Select the lines of the records containing the word "that" and list them.

* ENTRIES PROVIDED:

- - - - - - -

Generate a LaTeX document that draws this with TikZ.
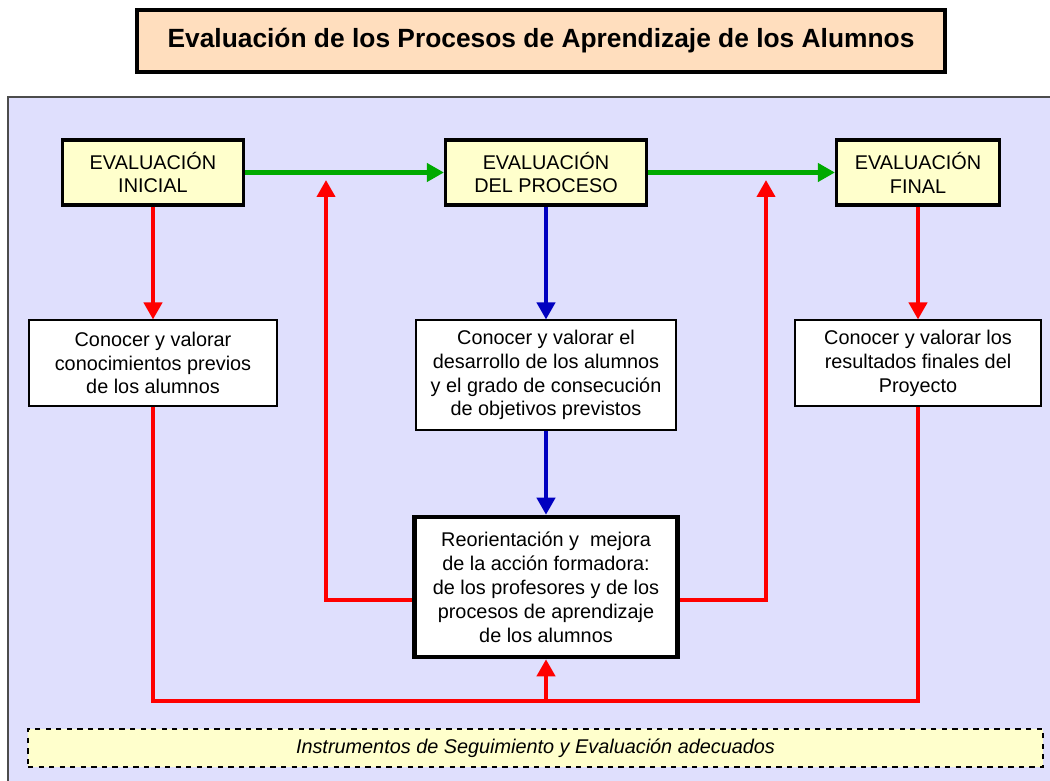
\documentclass[tikz,border=0pt]{standalone}
\usepackage{fontspec}
\setmainfont{Liberation Sans}
\usetikzlibrary{arrows.meta}
\definecolor{panel}{HTML}{DFDFFD}
\definecolor{peach}{HTML}{FFDEBE}
\definecolor{lyellow}{HTML}{FFFFCC}
\definecolor{gr}{HTML}{00AA00}
\definecolor{rd}{HTML}{FF0000}
\definecolor{bl}{HTML}{0000C0}
\begin{document}
\begin{tikzpicture}[x=0.02cm,y=-0.02cm,
  txt/.style={font=\fontsize{11.3pt}{13.6pt}\selectfont, align=center, inner sep=0pt},
  evalbox/.style={txt, draw=black, line width=1.8pt, fill=lyellow},
  infobox/.style={txt, draw=black, line width=0.6pt, fill=white},
  arr/.style={line width=2.3pt, -{Triangle[length=0.34cm,width=0.36cm]}},
  lin/.style={line width=2.3pt}]
\useasboundingbox (0,0) rectangle (1050,780);
\fill[white] (0,0) rectangle (1050,780);
% title
\node[draw=black, line width=1.8pt, fill=peach, minimum width={808*0.02cm}, minimum height={62*0.02cm},
  font=\fontsize{15pt}{17pt}\selectfont\bfseries, inner sep=0pt] (title) at (541,41)
  {Evaluación de los Procesos de Aprendizaje de los Alumnos};
% panel
\draw[fill=panel, draw=black!70, line width=0.6pt] (8,97) rectangle (1070,800);
% top row
\node[evalbox, minimum width={181*0.02cm}, minimum height={65*0.02cm}] (ei) at (153,172.5) {EVALUACIÓN\\INICIAL};
\node[evalbox, minimum width={201*0.02cm}, minimum height={65*0.02cm}] (ep) at (546,172.5) {EVALUACIÓN\\DEL PROCESO};
\node[evalbox, minimum width={163*0.02cm}, minimum height={65*0.02cm}] (ef) at (918,172.5) {EVALUACIÓN\\FINAL};
% middle row
\node[infobox, minimum width={248*0.02cm}, minimum height={86*0.02cm}] (c1) at (153,363) {Conocer y valorar\\conocimientos previos\\de los alumnos};
\node[infobox, minimum width={260*0.02cm}, minimum height={110*0.02cm}] (c2) at (546,375) {Conocer y valorar el\\desarrollo de los alumnos\\y el grado de consecución\\de objetivos previstos};
\node[infobox, minimum width={246*0.02cm}, minimum height={86*0.02cm}] (c3) at (918,363) {Conocer y valorar los\\resultados finales del\\Proyecto};
% reorientation
\node[txt, draw=black, line width=2.6pt, fill=white, minimum width={263*0.02cm}, minimum height={140*0.02cm}] (r) at (546,587)
  {Reorientación y\ \ mejora\\de la acción formadora:\\de los profesores y de los\\procesos de aprendizaje\\de los alumnos};
% instruments
\node[draw=black, dashed, line width=0.7pt, fill=lyellow, minimum width={1015*0.02cm}, minimum height={38*0.02cm},
  font=\fontsize{11.3pt}{13.6pt}\selectfont\itshape, inner sep=0pt] (inst) at (535.5,748) {Instrumentos de Seguimiento y Evaluación adecuados};
% coordinates
\coordinate (lup) at (326,180);
\coordinate (rup) at (766,180);
\coordinate (bl1) at (153,701);
\coordinate (bl2) at (918,701);
\coordinate (bmid) at (546,701);
% green arrows
\draw[arr, gr] (ei.east) -- (ep.west);
\draw[arr, gr] (ep.east) -- (ef.west);
% down arrows
\draw[arr, rd] (ei.south) -- (c1.north);
\draw[arr, bl] (ep.south) -- (c2.north);
\draw[arr, rd] (ef.south) -- (c3.north);
\draw[arr, bl] (c2.south) -- (r.north);
% feedback loops
\draw[arr, rd] (r.west |- 0,600) -| (lup);
\draw[arr, rd] (r.east |- 0,600) -| (rup);
\draw[lin, rd, line join=miter] (c1.south) -- (bl1) -- (bl2) -- (c3.south);
\draw[arr, rd] (bmid) -- (r.south);
\end{tikzpicture}
\end{document}
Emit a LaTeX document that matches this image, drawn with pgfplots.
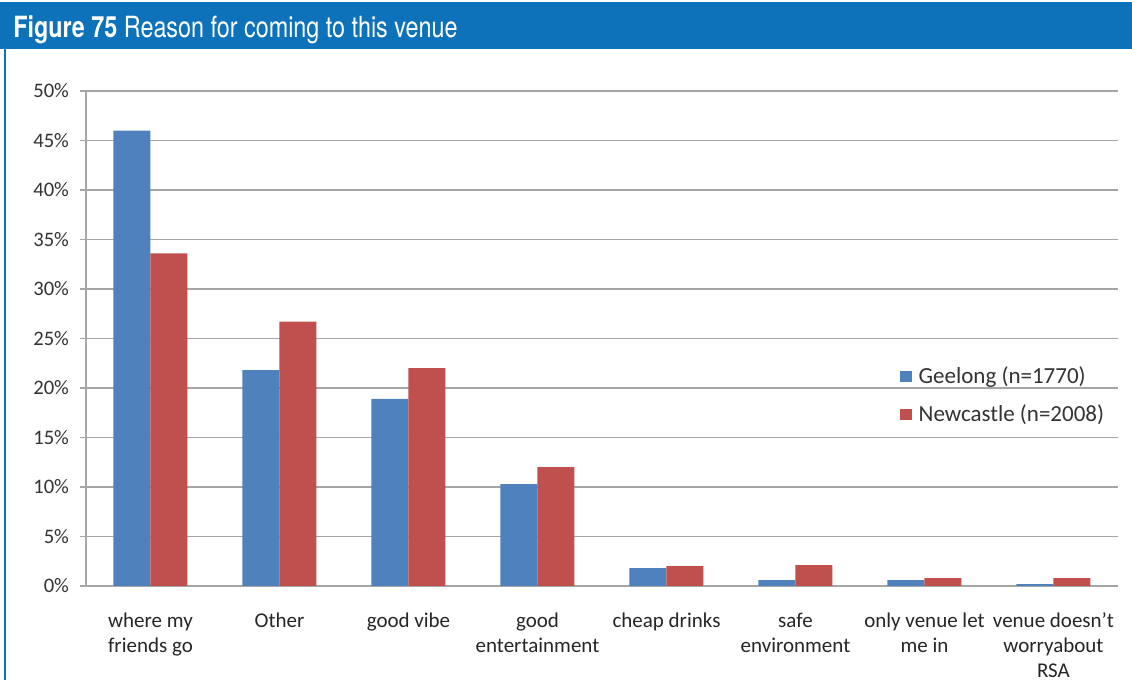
\documentclass[border=0pt]{standalone}
\usepackage{fontspec}
\setmainfont{Carlito}
\newfontfamily\hdr[FakeStretch=0.8]{TeX Gyre Heros}
\usepackage{pgfplots}
\pgfplotsset{compat=1.18}

\definecolor{hdrblue}{HTML}{0D72BA}
\definecolor{gblue}{HTML}{4F81BD}
\definecolor{nred}{HTML}{C0504D}
\definecolor{gridgray}{HTML}{A6A6A6}

% legend square
\pgfplotsset{sqleg/.style={legend image code/.code={\fill[##1] (0pt,-2.8pt) rectangle (5.6pt,2.8pt);}}}

\begin{document}
\begin{tikzpicture}[x=1pt,y=1pt]
\clip (0,0) rectangle (566,340);
\fill[white] (0,0) rectangle (566,340);
% header
\fill[hdrblue] (0,315.5) rectangle (566,339);
\node[anchor=base west, text=white, inner sep=0pt] at (6.5,321)
  {\hdr\fontsize{14.6}{16}\selectfont\textbf{Figure 75} Reason for coming to this venue};
\fill[hdrblue] (2,0) rectangle (3.2,315.5);

\begin{axis}[
  at={(43pt,47pt)}, anchor=south west,
  scale only axis, width=516pt, height=247.5pt,
  ybar=0pt, bar width=18.5pt,
  xmin=-0.5, xmax=7.5, ymin=0, ymax=50,
  axis x line*=bottom, axis y line*=left,
  axis line style={gridgray, line width=0.8pt},
  ytick={0,5,...,50},
  /pgf/number format/assume math mode=true,
  yticklabel={\pgfmathprintnumber{\tick}\%},
  yticklabel style={font=\fontsize{10.3}{12}\selectfont, text=black!80, xshift=-2pt},
  ymajorgrids, grid style={gridgray, line width=0.7pt},
  tick align=outside, major tick length=3pt,
  tick style={gridgray, line width=0.7pt},
  xtick={0,...,7},
  xticklabels={where my\\friends go, Other, good vibe, good\\entertainment, cheap drinks, safe\\environment, only venue let\\me in, venue doesn't\\worryabout\\RSA},
  xticklabel style={font=\fontsize{10.5}{12.5}\selectfont, text=black!85, align=center, anchor=north, yshift=-7pt},
  x tick style={draw=none},
  minor xtick={-0.5,0.5,...,7.5},
  minor x tick style={gridgray, line width=0.7pt},
  minor tick length=3pt,
  legend style={at={(0.783,0.46)}, anchor=north west, draw=none, fill=none,
    font=\fontsize{11.5}{13}\selectfont, text=black!80, row sep=5pt,
    /tikz/every odd column/.append style={column sep=1.5pt}},
  legend cell align=left,
]
\addplot[fill=gblue, draw=none, sqleg] coordinates
  {(0,46.0) (1,21.8) (2,18.9) (3,10.3) (4,1.8) (5,0.6) (6,0.6) (7,0.2)};
\addplot[fill=nred, draw=none, sqleg] coordinates
  {(0,33.6) (1,26.7) (2,22.0) (3,12.0) (4,2.0) (5,2.1) (6,0.8) (7,0.8)};
\legend{Geelong (n=1770), Newcastle (n=2008)}
\end{axis}
\end{tikzpicture}
\end{document}
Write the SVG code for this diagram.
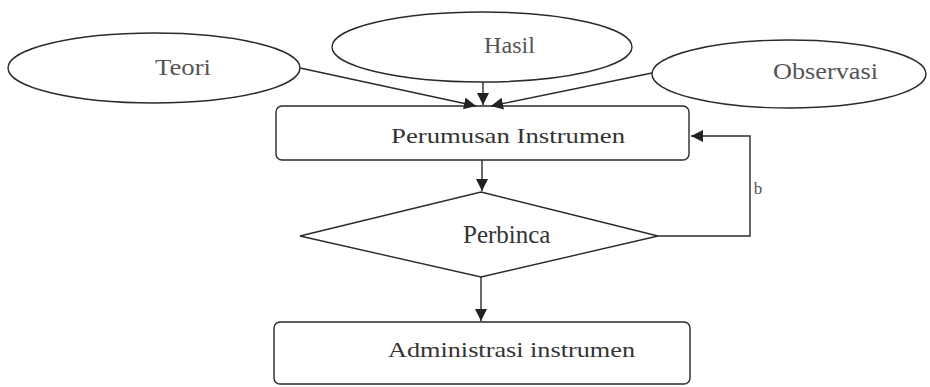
<svg xmlns="http://www.w3.org/2000/svg" width="930" height="387" viewBox="0 0 930 387">
<style>
.shape{fill:none;stroke:#2a2a2a;stroke-width:1.4}
.conn{fill:none;stroke:#2a2a2a;stroke-width:1.4}
.lbl{font-family:"Liberation Serif",serif;fill:#333}
.lt{font-family:"Liberation Serif",serif;fill:#555}
</style>
<defs>
<marker id="ah" viewBox="0 0 10 10" refX="10" refY="5" markerWidth="12" markerHeight="12" markerUnits="userSpaceOnUse" orient="auto">
<path d="M0,0 L10,5 L0,10 z" fill="#222"/>
</marker>
</defs>
<rect width="930" height="387" fill="#ffffff"/>
<g id="teori"><ellipse class="shape" cx="154" cy="68" rx="146" ry="35"/><text class="lt" x="155" y="75" font-size="23" textLength="56" lengthAdjust="spacingAndGlyphs">Teori</text></g>
<g id="hasil"><ellipse class="shape" cx="482" cy="47" rx="150" ry="35"/><text class="lt" x="484" y="53" font-size="23" textLength="51" lengthAdjust="spacingAndGlyphs">Hasil</text></g>
<g id="observasi"><ellipse class="shape" cx="789" cy="74" rx="137" ry="34"/><text class="lt" x="773" y="79" font-size="23" textLength="105" lengthAdjust="spacingAndGlyphs">Observasi</text></g>
<g id="perumusan"><rect class="shape" x="276" y="106" width="413" height="54" rx="6"/><text class="lbl" x="391" y="143" font-size="22" textLength="234" lengthAdjust="spacingAndGlyphs">Perumusan Instrumen</text></g>
<g id="perbinca"><polygon class="shape" points="481,192 658,236 481,277 300,236"/><text class="lbl" x="463" y="243" font-size="25">Perbinca</text></g>
<g id="administrasi"><rect class="shape" x="274" y="322" width="416" height="62" rx="6"/><text class="lbl" x="388" y="357" font-size="22" textLength="247" lengthAdjust="spacingAndGlyphs">Administrasi instrumen</text></g>
<g id="connectors">
<line class="conn" x1="300" y1="68" x2="476" y2="106" marker-end="url(#ah)"/>
<line class="conn" x1="483" y1="82" x2="483" y2="105" marker-end="url(#ah)"/>
<line class="conn" x1="652" y1="73" x2="491" y2="106" marker-end="url(#ah)"/>
<line class="conn" x1="482" y1="160" x2="482" y2="191" marker-end="url(#ah)"/>
<line class="conn" x1="481" y1="277" x2="481" y2="321" marker-end="url(#ah)"/>
<polyline class="conn" points="658,236 750,236 750,136 691,136" marker-end="url(#ah)"/>
<text class="lt" x="758" y="194" font-size="17" text-anchor="middle">b</text>
</g>
</svg>
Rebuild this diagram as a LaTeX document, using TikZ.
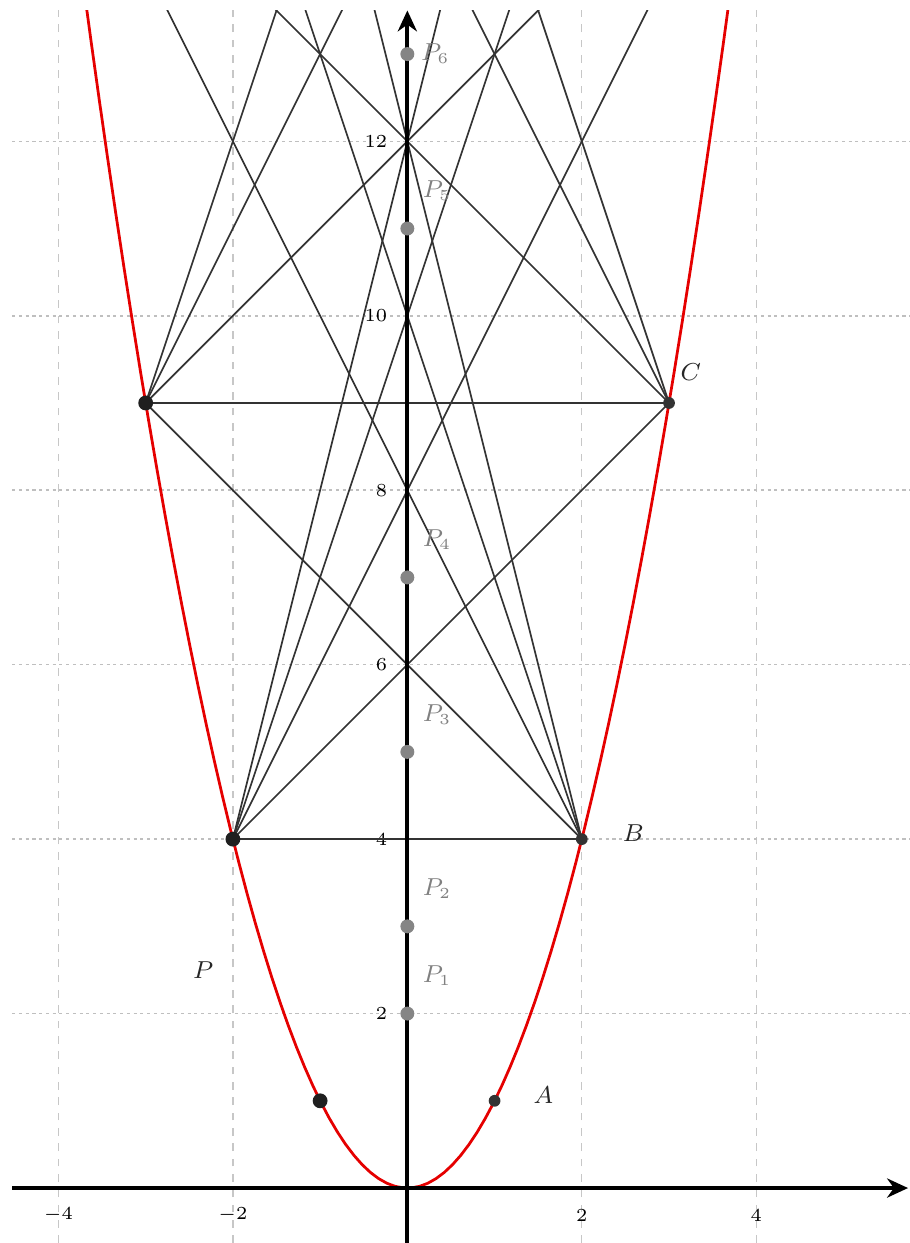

- - - - - - -

* TASK RESPONSE:
Generate a LaTeX document that draws this with TikZ.
Emit a LaTeX document that matches this image, drawn with pgfplots.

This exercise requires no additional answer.